Ha escandalizado ligeramente que Victoria Adams no haya leído nunca un libro, o que lo reconozca. Más raro habría sido que especulara en Chic sobre el canon occidental. Casi al mismo tiempo, un cantante asturiano confiesa la misma carencia. ¿Hay motivos de preocupación? No. Los seres que confiesan alegremente este tipo de cosas exhiben una inocencia angelical y se sitúan fuera del tiempo, o en otro tiempo. La modernidad –y no digamos la posmodernidad– exige ciertas referencias, coordenadas o anclajes en una cultura que excede la generosa acepción antropológica. Saber de estas exigencias cuando se padece alergia a la letra impresa es cuestión de malicia. No es el caso de la mujer del futbolista. Ni del propio futbolista, que no la ha advertido de la inconveniencia de difundir ciertas verdades.
 
El peligro no está en ellos. Tampoco, como suele afirmarse, en los que sólo han leído un libro. No es posible prender a estas alturas ningún fuego con la sola asistencia, pongamos por caso, del libro rojo de Mao. Ni con un mero libro sagrado. ¿Habrá que insistir en que los principales responsables del 11-S, 11-M y 7-J eran licenciados?
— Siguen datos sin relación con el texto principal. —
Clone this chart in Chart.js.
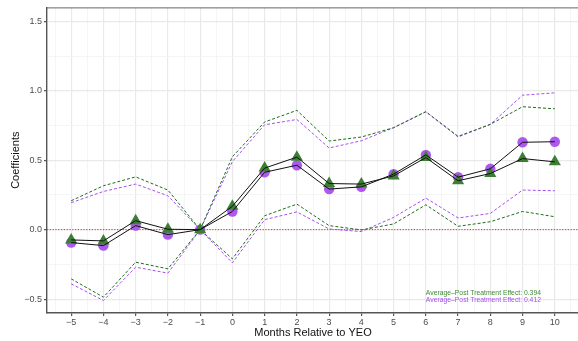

Aunque en España es posible obtener ese grado sin haber recorrido nunca un libro entero. Digámoslo ya: el verdadero peligro radica en los innumerables poseedores de bibliotecas que van de los diez a los treinta ejemplares, sin incluir inofensivos recetarios de cocina ni guías de Finlandia. Ni, ya puestos, el Larousse, que tanto juego le puede dar a un catedrático arabista.
 
En esa tierra de nadie, en ese tránsito congelado de la ignorancia al conocimiento: ahí es donde deberían encenderse todas las alarmas, especialmente si los parcos anaqueles sostienen los ejemplares, ¡leídos!, de un par de best sellers de un brasileño, otro par de un Nobel portugués (¡es buenísimo! –exclamarán al despertar de la siesta inducida), la denuncia de una fabulosa conspiración judeoamericana firmada por un ufólogo, las conversaciones de un ex presidente con un consejero delegado, Veinte poemas de amor y una canción desesperada, una pieza contra el Vaticano, unos cuentos de Cortázar que venían con el diario del domingo, una obra sobre los agujeros negros repudiada por su autor, Cómo ser nosequé y no morir en el intento, etc.
 
La azarosa formación de este arsenal –que sólo se desactiva con más libros– justifica la presencia esporádica de literatura. Y de manuales de contabilidad. Recientemente se ha añadido un Quijote, que presenta huellas en las cinco primeras páginas. Este pequeño pastiche, este alijo, esta mínima base de operaciones sostendrá años de suficiencia, de opiniones infundadas, de apostillas de inteligencia, de indignación moral, de desdén.